Technological innovation is a natural, healthy and wholly expected part of running a business. You need to constantly improve your tools and processes in order to grow. But no matter how cool it is, your new technology is completely pointless until people actually adopt it. We take a look at some of the main reasons people resist technological change and explore winning strategies which encourage employees to rapidly adopt new technology.
Managing resistance to change starts with understanding it. The introduction of new technology in the workforce has historically posed a major threat to workers’ sense of security, stability and purpose. Key reasons people resist change can include:
- Fear of the unknown
- Not being consulted
- Lack of communication
- Threat to expertise or status
- No clear benefits or value
- Unclear on the need for change
- Effort required to learn
- Lack the skills to use it
- Distrust management
- Hardwired habits
- Lack agency
Anticipate the main reasons your employees might be reluctant to use your new tool before you introduce it. Better yet, actively consult them during the tool research stage. It will help you lead from a position of empathy and adopt strategies which actually address people’s concerns and reservations.
Why should I bother? How much extra effort will this cost me?
Always prioritize ease of use. Simply put, the easier it is to use your new technology, the quicker the adoption. While it might not necessarily be “fun”, a well-designed user interface makes using your tool infinitely more enjoyable than one requiring a set of complex commands and its own taxonomy. People hate wasting time in tools – it feels unproductive and takes them away from “real” work – so select a technology that’s intuitive and easily accessible.
How does it affect me? Will it change the way I work?
Demonstrating clear personal gain from the outset is crucial. People don’t want to hear about how cost-effective it is for the company; they want to know how it will directly impact and transform their working lives. Make sure you link the positives of the tool directly to people’s needs – how it makes their life easier, what burdens it removes, how it improves their workflow and productivity. To invest time and effort into learning how to use the new technology, people need to clearly understand its benefits – as well as what is broken with the existing system.
Is this actually for me? Can I shape how I use it? Will it be used to control or limit me?
As technological thinker Calestous Juma argues, people don’t fear technology just because it is new; they fear it because it means losing a piece of their identity. Including people from the start and demonstrating that the tool is a supplement – rather than a substitute – to their skills is crucial to successful adoption. Get your team to trial the tool before you actually buy it, and share your own data to build trust. Employees need to feel that they have control and autonomy over their work, and that the tool aligns with their own sense of purpose.
Do other people actually buy into this?
Social approval is a powerful thing. Getting a solid group of people to start successfully using and enjoying your new tool can be a great catalyst for overall buy-in. Why? Because it helps build trust for the tool. Start small – get a few tech-enthusiastic people to try it out and feed back. Ideally, choose a spread of good communicators who will be able to endorse its value and help others get to grips with it. You don’t just wat to target obvious early adopters; try to also include key influencers in your team.

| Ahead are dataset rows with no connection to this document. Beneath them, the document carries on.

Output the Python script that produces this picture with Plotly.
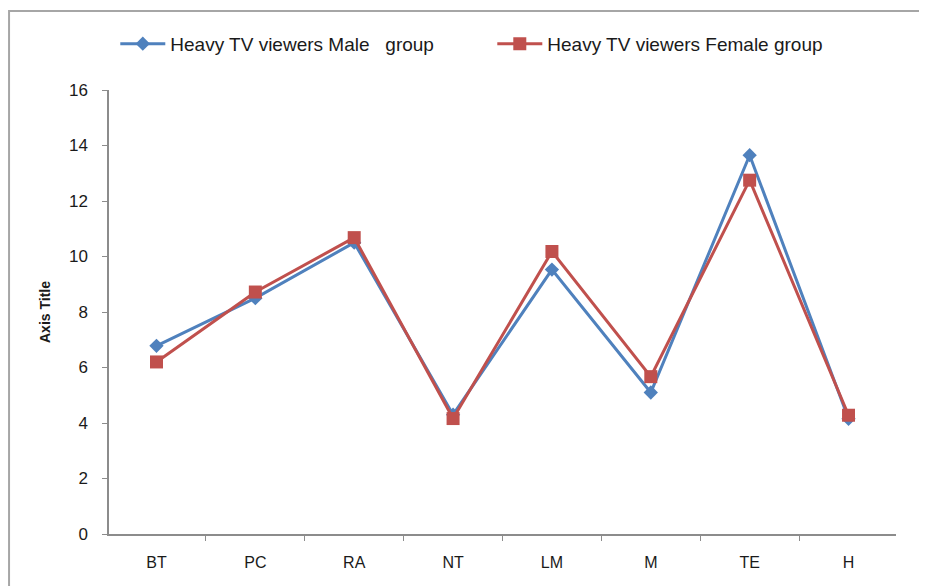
"""Line chart: heavy TV viewers, male vs female group scores."""

import plotly.graph_objects as go

categories = ["BT", "PC", "RA", "NT", "LM", "M", "TE", "H"]
male_values = [6.78, 8.5, 10.5, 4.3, 9.53, 5.1, 13.65, 4.15]
female_values = [6.2, 8.72, 10.68, 4.16, 10.18, 5.67, 12.75, 4.28]
y_ticks = [0, 2, 4, 6, 8, 10, 12, 14, 16]

FONT = "Liberation Sans, Arial, sans-serif"
AXIS_GREY = "#8c8c8c"

fig = go.Figure()
fig.add_trace(go.Scatter(
    x=categories,
    y=male_values,
    mode="lines+markers",
    name="Heavy TV viewers Male   group",
    line=dict(color="#4F81BD", width=3),
    marker=dict(symbol="diamond", size=11, color="#4F81BD"),
))
fig.add_trace(go.Scatter(
    x=categories,
    y=female_values,
    mode="lines+markers",
    name="Heavy TV viewers Female group",
    line=dict(color="#C0504D", width=3),
    marker=dict(symbol="square", size=13, color="#C0504D"),
))

# page body adds an 8px offset, so the figure is 8px smaller than the window
fig.update_layout(
    width=919,
    height=578,
    paper_bgcolor="white",
    plot_bgcolor="white",
    font=dict(family=FONT, size=16, color="#1a1a1a"),
    margin=dict(l=101, r=31, t=82, b=52),
    showlegend=True,
    legend=dict(
        orientation="h",
        x=0.008,
        xanchor="left",
        y=1.104,
        yanchor="middle",
        font=dict(family=FONT, size=19, color="#1a1a1a"),
        entrywidth=317,
        entrywidthmode="pixels",
        itemwidth=45,
        bgcolor="rgba(0,0,0,0)",
    ),
    xaxis=dict(
        type="category",
        showgrid=False,
        showline=True,
        linecolor=AXIS_GREY,
        linewidth=1.5,
        ticks="outside",
        tickson="boundaries",
        ticklen=5,
        tickcolor=AXIS_GREY,
        tickfont=dict(family=FONT, size=16),
        ticklabelstandoff=13,
        zeroline=False,
    ),
    yaxis=dict(
        range=[0, 16],
        tickvals=y_ticks,
        showgrid=False,
        showline=True,
        linecolor=AXIS_GREY,
        linewidth=1.5,
        ticks="outside",
        ticklen=5,
        tickcolor=AXIS_GREY,
        tickfont=dict(family=FONT, size=17),
        ticklabelstandoff=11,
        zeroline=False,
        title=dict(
            text="<b>Axis Title</b>",
            font=dict(family=FONT, size=14),
            standoff=15,
        ),
    ),
    shapes=[
        dict(
            type="rect", xref="paper", yref="paper",
            x0=-0.127, x1=1.2, y0=-0.3, y1=1.178,
            line=dict(color="#a6a6a6", width=2),
            fillcolor="rgba(0,0,0,0)",
            layer="below",
        )
    ],
    annotations=[
        dict(
            text="<b>Fig. 11</b>",
            xref="paper", yref="paper",
            x=0.46, y=1.19,
            xanchor="center", yanchor="bottom",
            showarrow=False,
            font=dict(family=FONT, size=16, color="#1a1a1a"),
        )
    ],
)

fig.write_html("out.html")
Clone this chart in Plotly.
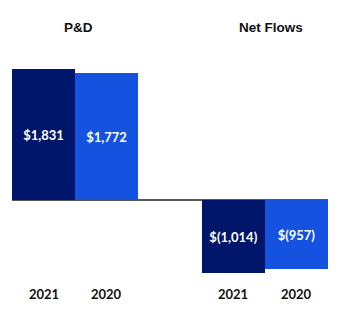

How do I start to approach using it? What areas are most relevant to me?
Sadly, technology adoption doesn’t follow a simple calculation. The difficulty of adoption and learning curve involved varies from person to person, depending on their realtive experience, interest and familiarity with technology. So you need to make sure you are catering for your whole team’s learning needs. Customize training, considering light-touch online resources for the tech-savvy and opt-in group training sessions for those who want a practical walk-through. Ask people if they have specific training ideas and suggestions, or if they want a one-on-one demo for functionality specific to their role. Ideally, if you’ve picked an intuitive, simple tool your training shouldn’t drag on across multiple sessions.
When will I use it? How will it fit into my established workflow?
Your new tool has to contend with – and even uproot – established habits and routines ingrained across years of work. Try to work your new technology into everyday rhythms as quickly as possible to set it as the new standard. Try setting a useful project or practical request which depends on the tool, so people can immediately understand its value and wire individual new shortcuts. It’s essential you send a clear message that this will become an integral part of your business’ daily life, and that you’re leaving previous methods behind.
Can we revisit it if something’s not working? Will anyone listen to my ideas?
To be truly sustainable, your culture itself needs to be built on innovation. Practically speaking, that means being as open and positive to new ideas as possible. Encourage people to share suggestions for improvements, create spaces for honest feedback about your tool, and actually respond to the concerns people raise. People need to understand that it’s healthy to challenge established business norms, and that you will actually listen to them when they do. Your support here as a manager is essential for building an engaged, happy and productive workforce.
Leading with empathy makes a difference. Make sure you give your employees room to test out the tool and get comfortable using it. Your role is to clearly communicate how it makes their lives better and support their training to ensure they get as much out of it as you’ve promised.